In the personal history told to scholar Marc Stein, now a history professor at San Francisco State University, Schlegel recalled how he was subsequently hired in 1963 under then-Gov. Bill Scranton to fix a highways department “fiscal and budgetary situation” and give the governor greater control over the department.

He was forced to resign two years later after postal inspectors informed his supervisors about mail he was getting for the Janus Society, an educational, social and advocacy group founded in Philadelphia during the early 1960s by gay and lesbian activists.

The marker called Schlegel a trail-blazing activist whose job discrimination case produced key arguments that were valuable in later decisions.

DiSanto’s December letter to the commission described a section of the interview with Stein in which Schlegel recalled a sexual experience he had with a neighbor boy while living on a farm in Milroy, a small town some 20 miles (32 kilometers) east of State College. Schlegel’s account suggests he sexually touched the boy when he was 16 and the other boy was 11 or 12.

Schlegel may not have anticipated that his interview with Stein would end up available to anyone over the internet. He described his sexual history in frank terms, recalled controversies regarding gay publications in which he played a role, recounted his interactions with other prominent figures in Philadelphia gay culture in the ’60s and ’70s and related other stories from his personal and work life.

Schlegel described how some of his acquaintances would photograph nude underage boys. In some cases, he said, he scolded them but at other times he described them to Stein sympathetically.

When Stein said some of the photos he had seen in Gay International magazine were of “quite young boys,” Schlegel agreed.

“Young, young, young,” he told Stein. “Of course, there wasn’t this national or international obsession with molesting kids at that point.”

A close friend of his faced criminal charges for taking photos of an underage boy at a home in rural Perry County in the late 1960s. Schlegel said he tried to intervene through the county prosecutor but it did not help his friend’s case.

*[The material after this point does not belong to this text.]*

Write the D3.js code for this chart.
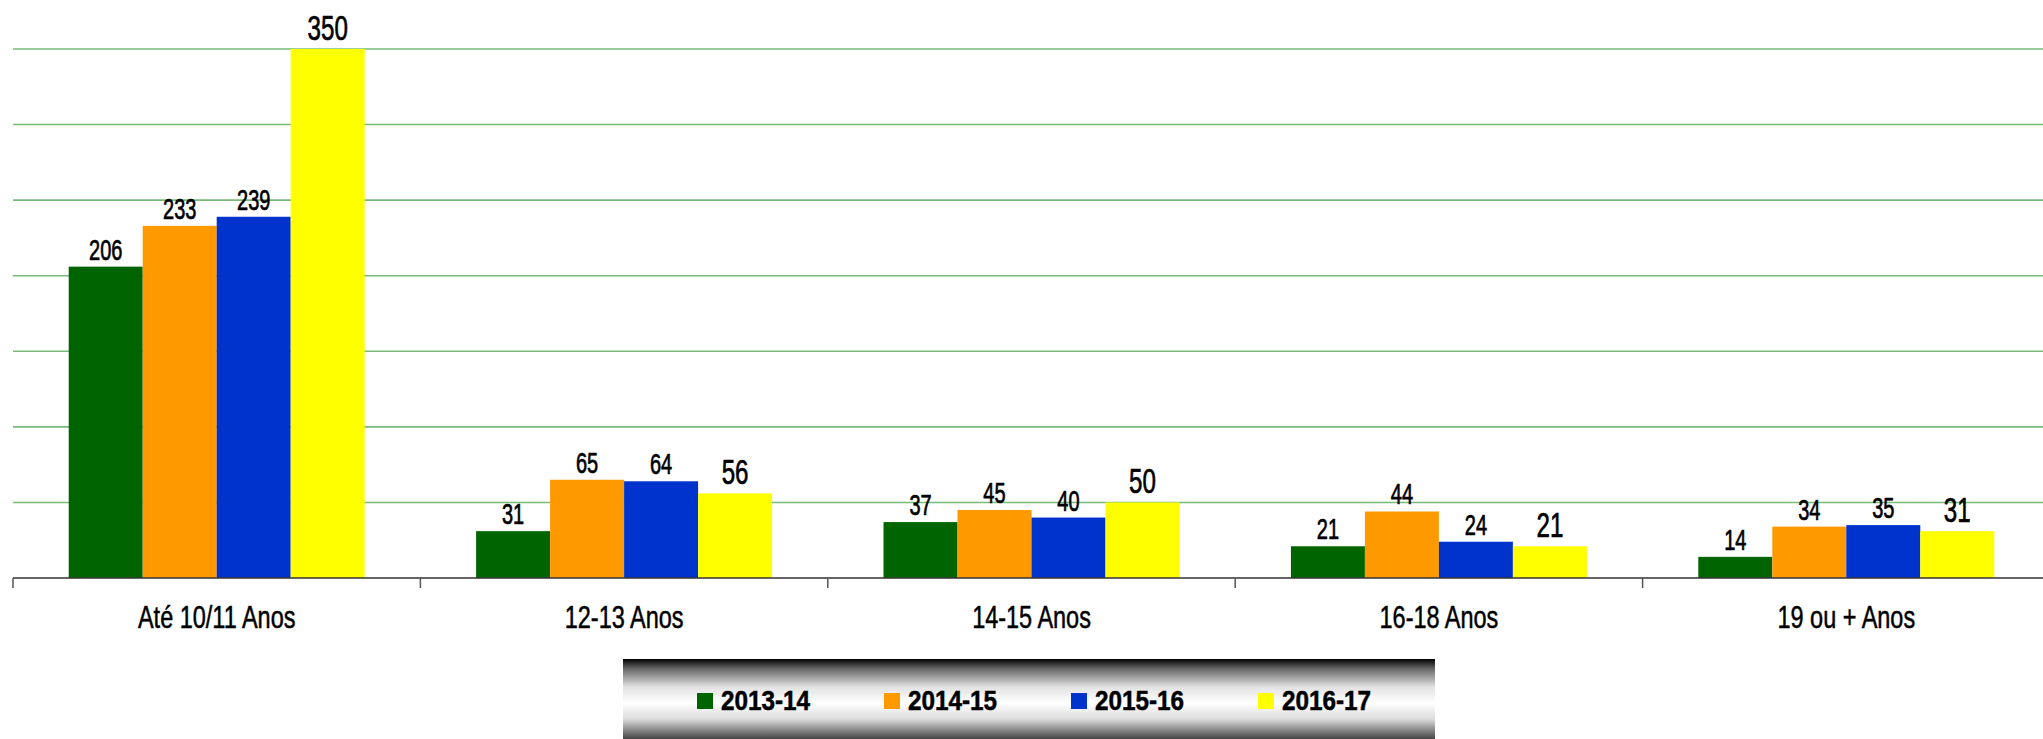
<!DOCTYPE html>
<html>
<head>
<meta charset="utf-8">
<script src="https://cdn.jsdelivr.net/npm/d3@7"></script>
<style>
	html, body { margin: 0; padding: 0; background: #fff; }
	svg { display: block; }
	text { font-family: "Liberation Sans", Arial, sans-serif; }
</style>
</head>
<body>
<svg width="2043" height="739"></svg>
<script>
var categories = ["Até 10/11 Anos", "12-13 Anos", "14-15 Anos", "16-18 Anos", "19 ou + Anos"];
var seasons = ["2013-14", "2014-15", "2015-16", "2016-17"];

var s2013 = [206, 31, 37, 21, 14],
	s2014 = [233, 65, 45, 44, 34],
	s2015 = [239, 64, 40, 24, 35],
	s2016 = [350, 56, 50, 21, 31];

var gridTicks = [50, 100, 150, 200, 250, 300, 350];

var colors = ["#006400", "#ff9900", "#0033cc", "#ffff00"];

var svg = d3.select("svg"),
	plotLeft = 13,
	bandStep = 407.4,
	plotBase = 578,
	plotTop = 49;

var series = [s2013, s2014, s2015, s2016];

var x = d3.scaleBand()
	.domain(categories)
	.range([plotLeft, plotLeft + bandStep * categories.length])
	.padding(0);

var xs = d3.scaleBand()
	.domain(seasons)
	.range([0, x.bandwidth()])
	.paddingInner(0)
	.paddingOuter(0.753);

var y = d3.scaleLinear()
	.domain([0, 350])
	.range([plotBase, plotTop]);

var color = d3.scaleOrdinal().domain(seasons).range(colors);

// gridlines
svg.append("g")
	.selectAll("line")
	.data(gridTicks)
	.enter().append("line")
	.attr("x1", plotLeft)
	.attr("x2", 2043)
	.attr("y1", function(d) { return y(d); })
	.attr("y2", function(d) { return y(d); })
	.attr("stroke", "#78bb78")
	.attr("stroke-width", 1.6);

// bars
var rows = [];
categories.forEach(function(c, i) {
	seasons.forEach(function(s, j) {
		rows.push({cat: c, season: s, value: series[j][i], big: j == 3});
	});
});

svg.append("g")
	.selectAll("rect")
	.data(rows)
	.enter().append("rect")
	.attr("x", function(d) { return x(d.cat) + xs(d.season); })
	.attr("y", function(d) { return y(d.value); })
	.attr("width", xs.bandwidth())
	.attr("height", function(d) { return y(0) - y(d.value); })
	.attr("fill", function(d) { return color(d.season); });

// value labels (narrowed to look like the condensed face of the original)
svg.append("g")
	.selectAll("text")
	.data(rows)
	.enter().append("text")
	.attr("transform", function(d) {
		var cx = x(d.cat) + xs(d.season) + xs.bandwidth() / 2,
			cy = y(d.value) - (d.big ? 9 : 7);
		return "translate(" + cx + "," + cy + ") scale(0.69,1)";
	})
	.attr("text-anchor", "middle")
	.attr("font-size", function(d) { return d.big ? 35 : 29; })
	.attr("fill", "#000")
	.attr("stroke", "#000")
	.attr("stroke-width", 0.7)
	.text(function(d) { return d.value; });

// x axis
var xAxis = d3.axisBottom(x).tickSize(0).tickPadding(0);
var ax = svg.append("g")
	.attr("transform", "translate(0," + plotBase + ")")
	.call(xAxis);
ax.select(".domain")
	.attr("d", "M" + plotLeft + ",0H2043")
	.attr("stroke", "#333")
	.attr("stroke-width", 1.6);
ax.selectAll(".tick text")
	.attr("y", 0)
	.attr("dy", 0)
	.attr("transform", "translate(0,50) scale(0.77,1)")
	.attr("font-size", 30.5)
	.attr("font-family", null)
	.attr("fill", "#000")
	.attr("stroke", "#000")
	.attr("stroke-width", 0.5);

// category separators
svg.append("g")
	.selectAll("line")
	.data(categories)
	.enter().append("line")
	.attr("x1", function(d) { return x(d); })
	.attr("x2", function(d) { return x(d); })
	.attr("y1", plotBase)
	.attr("y2", plotBase + 10)
	.attr("stroke", "#555")
	.attr("stroke-width", 1.5);

// legend
var defs = svg.append("defs");
var grad = defs.append("linearGradient")
	.attr("id", "lg")
	.attr("x1", 0).attr("y1", 0)
	.attr("x2", 0).attr("y2", 1);
[[0, "#000"], [0.12, "#666"], [0.35, "#e2e2e2"], [0.55, "#fff"], [0.75, "#dcdcdc"], [1, "#444"]].forEach(function(s) {
	grad.append("stop").attr("offset", s[0]).attr("stop-color", s[1]);
});

var lg = svg.append("g").attr("transform", "translate(623,659)");
lg.append("rect")
	.attr("width", 812)
	.attr("height", 80)
	.attr("fill", "url(#lg)");

var item = lg.selectAll(".item")
	.data(seasons)
	.enter().append("g")
	.attr("class", "item")
	.attr("transform", function(d, i) { return "translate(" + (74 + i * 187) + ",0)"; });

item.append("rect")
	.attr("y", 34)
	.attr("width", 16)
	.attr("height", 16)
	.attr("fill", function(d) { return color(d); });

item.append("text")
	.attr("transform", "translate(24,51) scale(0.9,1)")
	.attr("font-size", 27)
	.attr("font-weight", "bold")
	.attr("fill", "#000")
	.attr("stroke", "#000")
	.attr("stroke-width", 0.5)
	.text(function(d) { return d; });
</script>
</body>
</html>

“The kid didn’t seem to object, but that didn’t make any difference,” Schlegel told Stein. “I mean Bob simply had no defense. He was convicted.”

Stein said in an interview this week that he was dismayed by the commission’s decision and expressed doubt that the commission or DiSanto properly understood the legal and historical context in which Schlegel’s decisions and actions occurred.

He said DiSanto’s charge that Schlegel’s actions were criminal was made “without doing sufficient homework to really establish that.”

As for the commission, he expressed doubts that their action in Schlegel’s case followed consistent rules.

“So have they investigated every person on a historical marker in Pennsylvania to make sure that they never did something reprehensible for which they never expressed remorse?” Stein said.

Loveland said he and the LGBT Center of Central Pennsylvania are considering the commission’s offer to submit another nomination. But he said they are unsure how to accomplish that while excluding Schlegel, because his legal case provided the national importance to justify a marker.